Week 4, package 2: Handwriting

In these lessons your child will learn to correctly form the letters o, d, h, w and n, in both the lower case and the capital form.

Week 4 - Package 2 - Year 1 & 2 English/literacy - Handwriting

Things your child will need

Have these things available so your child can complete this task.

Ideal

Back up

  • Use blank paper ruled with lines, try to copy the same handwriting practice lines as on the worksheets.
  • A lead pencil is best, but can use any other writing tools such as coloured pencils, textas, pens or crayons can be used.

Before your child starts

Make sure your child has everything ready that they will need at the start of the lesson. There are 2 video lessons to complete throughout the week using one handwriting practice sheet with ruled lines.

Check that the videos are working and that the volume is turned up for the video lessons. It will help if your child is in a quiet environment so that they can hear all of the instructions and learn how to form the letters correctly. Show your child how to pause the video and start it playing again.

Print the Handwriting practice sheet – Stage 1.

What your child needs to do

In these lessons your child will be learning to correctly form the letters o, d, n, h and w that were learnt individually in the previous week’s lessons. They will practise these letters in words. It is important for your child to hold the pencil correctly (the parent’s guide to handwriting in the package has an image to refer to). It is also important to follow the instructions for the direction that each letter is formed.
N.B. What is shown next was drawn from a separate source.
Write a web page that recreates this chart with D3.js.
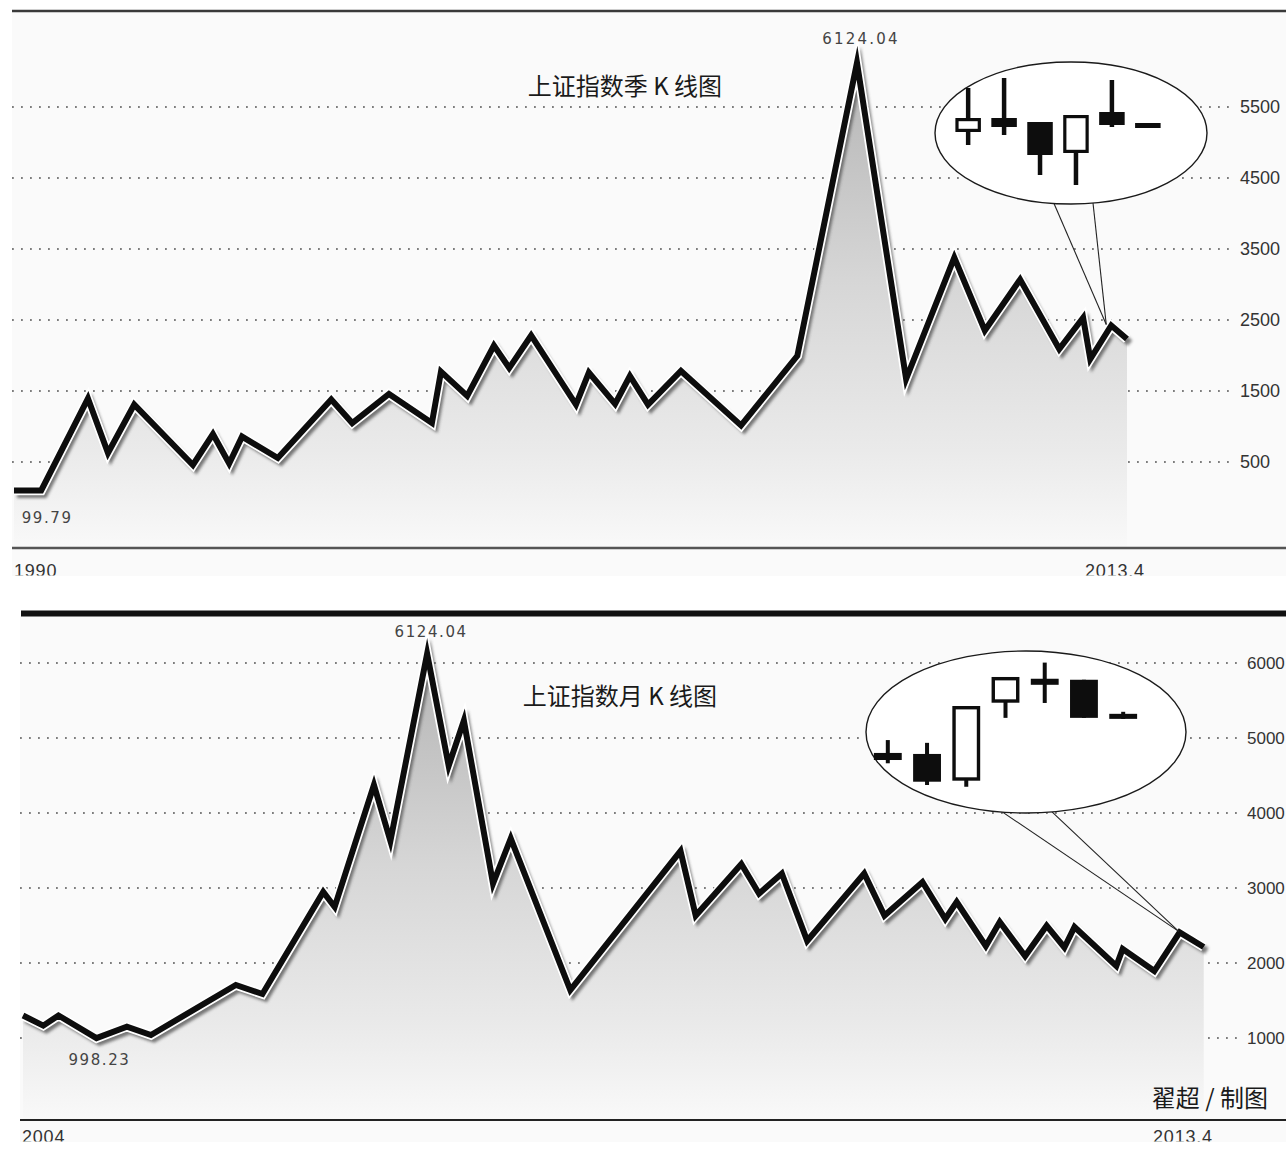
<!DOCTYPE html>
<html>
<head>
<meta charset="utf-8">
<script src="https://cdn.jsdelivr.net/npm/d3@7"></script>
<style>
  html, body { margin: 0; padding: 0; background: #ffffff; }
  svg { display: block; }
</style>
</head>
<body>
<svg id="chart" width="1286" height="1151"></svg>
<script>
// ---- Shanghai Composite, quarterly swing points (decimal year, index level) ----
const quarterYears = [1990.00, 1990.57, 1991.55, 1991.97, 1992.52, 1993.75, 1994.17, 1994.51, 1994.78, 1995.53,
                      1996.65, 1997.09, 1997.86, 1998.76, 1998.95, 1999.50, 2000.06, 2000.38, 2000.84, 2001.78,
                      2002.05, 2002.60, 2002.91, 2003.29, 2003.98, 2005.24, 2006.42, 2007.67, 2008.70, 2009.71,
                      2010.35, 2011.09, 2011.91, 2012.41, 2012.56, 2013.00, 2013.33];
const quarterClose = [100, 99.79, 1394, 627, 1308, 458, 894, 479, 858, 556,
                      1380, 1049, 1458, 1049, 1773, 1430, 2139, 1824, 2282, 1308,
                      1759, 1317, 1711, 1308, 1782, 1014, 1996, 6124.04, 1669, 3379,
                      2352, 3070, 2092, 2532, 1951, 2423, 2232];
const quarterTicks = [500, 1500, 2500, 3500, 4500, 5500];
const quarterAxisLabels = ["1990", "2013.4"];

// ---- Shanghai Composite, monthly swing points ----
const monthYears = [2004.00, 2004.16, 2004.28, 2004.58, 2004.82, 2005.01, 2005.68, 2005.89, 2006.37, 2006.46,
                    2006.77, 2006.90, 2007.19, 2007.36, 2007.48, 2007.71, 2007.85, 2008.32, 2009.19, 2009.31,
                    2009.67, 2009.81, 2009.99, 2010.19, 2010.64, 2010.80, 2011.10, 2011.28, 2011.37, 2011.60,
                    2011.71, 2011.91, 2012.08, 2012.22, 2012.30, 2012.63, 2012.68, 2012.93, 2013.13, 2013.32];
const monthClose = [1300, 1165, 1300, 998.23, 1151, 1040, 1707, 1587, 2947, 2747,
                    4373, 3627, 6124.04, 4629, 5232, 3059, 3660, 1640, 3493, 2632,
                    3320, 2924, 3193, 2296, 3193, 2632, 3080, 2587, 2813, 2227,
                    2547, 2093, 2497, 2207, 2480, 1960, 2187, 1893, 2408, 2213];
const monthTicks = [1000, 2000, 3000, 4000, 5000, 6000];
const monthAxisLabels = ["2004", "2013.4"];

// ---- Recent quarterly candles ----
const quarterCandleNames = ["2012Q1", "2012Q2", "2012Q3", "2012Q4", "2013Q1", "2013Q2"];
const quarterOpen  = [2190, 2260, 2240, 2085, 2290, 2235];
const quarterHigh  = [2410, 2460, 2240, 2275, 2450, 2235];
const quarterLow   = [2125, 2175, 1975, 1925, 2215, 2210];
const quarterShut  = [2260, 2215, 2075, 2275, 2225, 2210];

// ---- Recent monthly candles ----
const monthCandleNames = ["2012.10", "2012.11", "2012.12", "2013.01", "2013.02", "2013.03", "2013.04"];
const monthOpen  = [2083, 2079, 1973, 2282, 2377, 2373, 2238];
const monthHigh  = [2134, 2123, 2269, 2384, 2441, 2373, 2246];
const monthLow   = [2042, 1956, 1949, 2222, 2281, 2222, 2218];
const monthShut  = [2055, 1969, 2269, 2384, 2353, 2222, 2218];

const titles = ["上证指数季 K 线图", "上证指数月 K 线图"];
const credit = "翟超 / 制图";

const svg = d3.select("#chart");
const defs = svg.append("defs");

defs.append("filter").attr("id", "soft").attr("x", "-5%").attr("y", "-5%").attr("width", "110%").attr("height", "110%")
  .append("feGaussianBlur").attr("stdDeviation", 1.8);

function gradient(id, y1, y2) {
  const g = defs.append("linearGradient").attr("id", id)
    .attr("gradientUnits", "userSpaceOnUse")
    .attr("x1", 0).attr("x2", 0).attr("y1", y1).attr("y2", y2);
  g.append("stop").attr("offset", 0).attr("stop-color", "#b4b4b4");
  g.append("stop").attr("offset", 0.45).attr("stop-color", "#d6d6d6");
  g.append("stop").attr("offset", 0.8).attr("stop-color", "#eaeaea");
  g.append("stop").attr("offset", 1).attr("stop-color", "#f9f9f9");
}

const panels = [
  {
    id: "q", years: quarterYears, values: quarterClose, ticks: quarterTicks, axisLabels: quarterAxisLabels,
    title: titles[0], titleX: 625, titleY: 95,
    xDomain: [1990, 2013.33], xRange: [14, 1127],
    yDomain: [500, 5500], yRange: [462, 107],
    bg: [12, 12, 1274, 564], gridX: [12, 1232], tickLabelX: 1240, tickSize: 18,
    border: { y: 11, x0: 12, width: 2.5, color: "#3a3a3a" },
    axisY: 548, axisWidth: 2.5, axisColor: "#555",
    axisLabelY: 577, clipBottom: 575.5, axisLabelShift: [0, -12],
    gradTop: 60,
    peakLabel: { dy: -19, spacing: 2.2 }, lowLabel: { dx: 6, dy: 33, spacing: 1.6 },
    callout: {
      cx: 1071, cy: 133, rx: 136, ry: 71, tailX: [1054, 1093], tailIndex: 35, tipDx: -5, tipDy: -1,
      names: quarterCandleNames, open: quarterOpen, high: quarterHigh, low: quarterLow, close: quarterShut,
      band: [950, 1166], cyDomain: [1900, 2500], cyRange: [190, 70], wick: 4.5, border: 3.2
    }
  },
  {
    id: "m", years: monthYears, values: monthClose, ticks: monthTicks, axisLabels: monthAxisLabels,
    title: titles[1], titleX: 620, titleY: 705,
    xDomain: [2004, 2013.33], xRange: [23, 1205],
    yDomain: [1000, 6000], yRange: [1038, 663],
    bg: [20, 616, 1266, 526], gridX: [20, 1238], tickLabelX: 1247, tickSize: 17,
    border: { y: 613.5, x0: 21, width: 6, color: "#111" },
    axisY: 1120, axisWidth: 2, axisColor: "#222",
    axisLabelY: 1143, clipBottom: 1141.5, axisLabelShift: [-1, -22],
    gradTop: 655,
    peakLabel: { dy: -17, spacing: 1.6 }, lowLabel: { dx: 3, dy: 27, spacing: 1.6 },
    callout: {
      cx: 1026, cy: 732, rx: 160, ry: 81, tailX: [1002.6, 1052], tailIndex: 38, tipDx: -1, tipDy: -1,
      names: monthCandleNames, open: monthOpen, high: monthHigh, low: monthLow, close: monthShut,
      band: [868, 1143], cyDomain: [1973, 2269], cyRange: [780.7, 706], wick: 4, border: 3.4
    }
  }
];

panels.forEach(p => {
  const g = svg.append("g");
  const x = d3.scaleLinear().domain(p.xDomain).range(p.xRange);
  const y = d3.scaleLinear().domain(p.yDomain).range(p.yRange);
  const pts = p.years.map((t, i) => ({ t, v: p.values[i] }));

  // panel background
  g.append("rect").attr("x", p.bg[0]).attr("y", p.bg[1]).attr("width", p.bg[2]).attr("height", p.bg[3])
    .attr("fill", "#fafafa");

  // dotted horizontal gridlines
  g.selectAll("line.grid").data(p.ticks).join("line")
    .attr("class", "grid")
    .attr("x1", p.gridX[0]).attr("x2", p.gridX[1])
    .attr("y1", d => y(d)).attr("y2", d => y(d))
    .attr("stroke", "#7d7d7d").attr("stroke-width", 1.8)
    .attr("stroke-dasharray", "1.8 7.2");

  // right-hand value labels
  g.selectAll("text.tick").data(p.ticks).join("text")
    .attr("class", "tick")
    .attr("x", p.tickLabelX).attr("y", d => y(d) + 6)
    .attr("font-family", "Liberation Sans, Arial, sans-serif")
    .attr("font-size", p.tickSize)
    .attr("fill", "#333")
    .text(d => d);

  // shaded area under the index line
  gradient("grad-" + p.id, p.gradTop, p.axisY);
  const area = d3.area().x(d => x(d.t)).y0(p.axisY).y1(d => y(d.v));
  g.append("path").datum(pts).attr("d", area).attr("fill", `url(#grad-${p.id})`);

  const line = d3.line().x(d => x(d.t)).y(d => y(d.v));
  // drop shadow
  g.append("path").datum(pts).attr("d", line)
    .attr("transform", "translate(3,4)")
    .attr("fill", "none").attr("stroke", "#444").attr("stroke-width", 7)
    .attr("stroke-linejoin", "miter").attr("stroke-miterlimit", 6)
    .attr("opacity", 0.7).attr("filter", "url(#soft)");
  // white halo
  g.append("path").datum(pts).attr("d", line)
    .attr("fill", "none").attr("stroke", "#ffffff").attr("stroke-width", 9.5)
    .attr("stroke-linejoin", "miter").attr("stroke-miterlimit", 6);
  // main line
  g.append("path").datum(pts).attr("d", line)
    .attr("fill", "none").attr("stroke", "#0d0d0d").attr("stroke-width", 6)
    .attr("stroke-linejoin", "miter").attr("stroke-miterlimit", 6);

  // extreme value labels
  const peak = pts.reduce((a, b) => (b.v > a.v ? b : a));
  const low = pts.reduce((a, b) => (b.v < a.v ? b : a));
  g.append("text")
    .attr("x", x(peak.t) + 4).attr("y", y(peak.v) + p.peakLabel.dy)
    .attr("text-anchor", "middle")
    .attr("font-family", "DejaVu Sans, sans-serif").attr("font-size", 15)
    .attr("letter-spacing", p.peakLabel.spacing).attr("fill", "#444")
    .text(d3.format(".2f")(peak.v));
  g.append("text")
    .attr("x", x(low.t) + p.lowLabel.dx).attr("y", y(low.v) + p.lowLabel.dy)
    .attr("text-anchor", "middle")
    .attr("font-family", "DejaVu Sans, sans-serif").attr("font-size", 15)
    .attr("letter-spacing", p.lowLabel.spacing).attr("fill", "#444")
    .text(d3.format(".2f")(low.v));

  // top rule and baseline
  g.append("line").attr("x1", p.border.x0).attr("x2", 1286)
    .attr("y1", p.border.y).attr("y2", p.border.y)
    .attr("stroke", p.border.color).attr("stroke-width", p.border.width);
  g.append("line").attr("x1", p.bg[0]).attr("x2", 1286)
    .attr("y1", p.axisY).attr("y2", p.axisY)
    .attr("stroke", p.axisColor).attr("stroke-width", p.axisWidth);

  // time labels at both ends of the axis (cut off at the panel edge)
  defs.append("clipPath").attr("id", "clip-" + p.id)
    .append("rect").attr("x", 0).attr("y", p.axisY + 2).attr("width", 1286).attr("height", p.clipBottom - p.axisY - 2);
  const ends = [
    { label: p.axisLabels[0], x: x(p.xDomain[0]) + p.axisLabelShift[0], anchor: "start" },
    { label: p.axisLabels[1], x: x(p.xDomain[1]) + p.axisLabelShift[1], anchor: "middle" }
  ];
  g.append("g").attr("clip-path", `url(#clip-${p.id})`)
    .selectAll("text").data(ends).join("text")
    .attr("x", d => d.x).attr("y", p.axisLabelY)
    .attr("text-anchor", d => d.anchor)
    .attr("font-family", "Liberation Sans, Arial, sans-serif")
    .attr("font-size", 18).attr("letter-spacing", 0.8).attr("fill", "#333")
    .text(d => d.label);

  // title
  g.append("text").attr("x", p.titleX).attr("y", p.titleY)
    .attr("text-anchor", "middle")
    .attr("font-family", "Noto Sans CJK SC, sans-serif")
    .attr("font-size", 24).attr("fill", "#1a1a1a")
    .text(p.title);

  // callout balloon with the recent candlesticks
  const c = p.callout;
  const tip = pts[c.tailIndex];
  const tipX = x(tip.t) + c.tipDx, tipY = y(tip.v) + c.tipDy;
  const co = g.append("g");
  c.tailX.forEach(tx => {
    const ty = c.cy + c.ry * Math.sqrt(1 - Math.pow((tx - c.cx) / c.rx, 2));
    co.append("line").attr("x1", tx).attr("y1", ty).attr("x2", tipX).attr("y2", tipY)
      .attr("stroke", "#222").attr("stroke-width", 1.1);
  });
  co.append("ellipse").attr("cx", c.cx).attr("cy", c.cy).attr("rx", c.rx).attr("ry", c.ry)
    .attr("fill", "#ffffff").attr("stroke", "#1a1a1a").attr("stroke-width", 1.4);

  const bx = d3.scaleBand().domain(c.names).range(c.band).paddingInner(0.29).paddingOuter(0.15);
  const by = d3.scaleLinear().domain(c.cyDomain).range(c.cyRange);
  const candles = c.names.map((n, i) => ({ n, o: c.open[i], h: c.high[i], l: c.low[i], c: c.close[i] }));
  const cg = co.selectAll("g.candle").data(candles).join("g").attr("class", "candle");
  cg.append("line")
    .attr("x1", d => bx(d.n) + bx.bandwidth() / 2).attr("x2", d => bx(d.n) + bx.bandwidth() / 2)
    .attr("y1", d => by(d.h)).attr("y2", d => by(d.l))
    .attr("stroke", "#0d0d0d").attr("stroke-width", c.wick);
  cg.append("rect")
    .attr("x", d => bx(d.n) + (d.c > d.o ? c.border / 2 : 0))
    .attr("width", d => bx.bandwidth() - (d.c > d.o ? c.border : 0))
    .attr("y", d => by(Math.max(d.o, d.c)) + (d.c > d.o ? c.border / 2 : 0))
    .attr("height", d => Math.max(1, Math.abs(by(d.o) - by(d.c)) - (d.c > d.o ? c.border : 0)))
    .attr("fill", d => (d.c > d.o ? "#ffffff" : "#0d0d0d"))
    .attr("stroke", d => (d.c > d.o ? "#0d0d0d" : "none"))
    .attr("stroke-width", c.border);
});

// credit line
svg.append("text").attr("x", 1268).attr("y", 1107)
  .attr("text-anchor", "end")
  .attr("font-family", "Noto Sans CJK SC, sans-serif")
  .attr("font-size", 24).attr("fill", "#1a1a1a")
  .text(credit);
</script>
</body>
</html>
What your child can do next

Your child will need to watch each video for their handwriting lesson and complete the worksheet during the lesson.

Day 2 – watch Lesson 1 while completing the Handwriting practice sheet – Stage 1

Day 4 – watch Lesson 2 while completing the Handwriting practice sheet – Stage 1

Check that your child is forming the letters correctly. Common mistakes that young learners can make will be going clockwise instead of anti-clockwise when forming an ‘o’, starting from the bottom of the letter and going ‘up’ instead of ‘down’ and writing a ‘d’ with 2 parts instead of in one complete motion. If you notice your child doing something incorrectly you could show them the right way, and do some more practise.

There will be questions in the video that your child needs to respond to. Encourage your child to interact with the lesson by responding out loud. You may consider pausing the videos at times if your child needs more time to respond to the questions.

Options for your child

Activity too hard?

You can slow down the learning by pausing and providing more time to practise.

If your child is finding forming the letters difficult (‘d’ and ‘w’ can be tricky for some young learners) try gently placing your hand over theirs and move their hand for them, so that they can feel the movement.

Sometimes writing the letter on the page and asking your child to trace over the letter can assist with learning the formation.

If they find it too hard to write the words, they could redo the lessons in the previous week.

Activity too easy?

Encourage your child to write other words that use or include the letters o, d, n, h and w.

Reduce the size of the lines, making sure that all letters continue to be of similar size and consistent slope.

Ask your child to write the letters or words on blank paper. See if they can form the letters with a consistent size and shape.

Extension/additional activity

  • Print more copies of the practice sheet. Your child could practise all of the letters again, or practise one that they found difficult.
  • Write each word in a sentence on paper or a small whiteboard.
  • Use a finger to write the words using water on an outside wall, path or paved area.
  • Rainbow writing. Write the words in a light colour (like yellow) on the page and ask your child to trace over the words many times, each time in a different colour to create ‘rainbow writing’.
  • Practise using a computer or device to type the words.
  • Take turns writing the words on a partner’s back with a pointed finger. The partner has to try to guess the word that the writer has written.
  • Play a guessing game where you describe the word and your child has to respond. E.g. “I am thinking about a word that goes up and around. What is it?”
  • Make each letter out of playdough. Make words using the playdough letters.
  • Set a challenge to form the letter shapes with their bodies to write a word. They could take a photo of each letter or video themselves making each letter.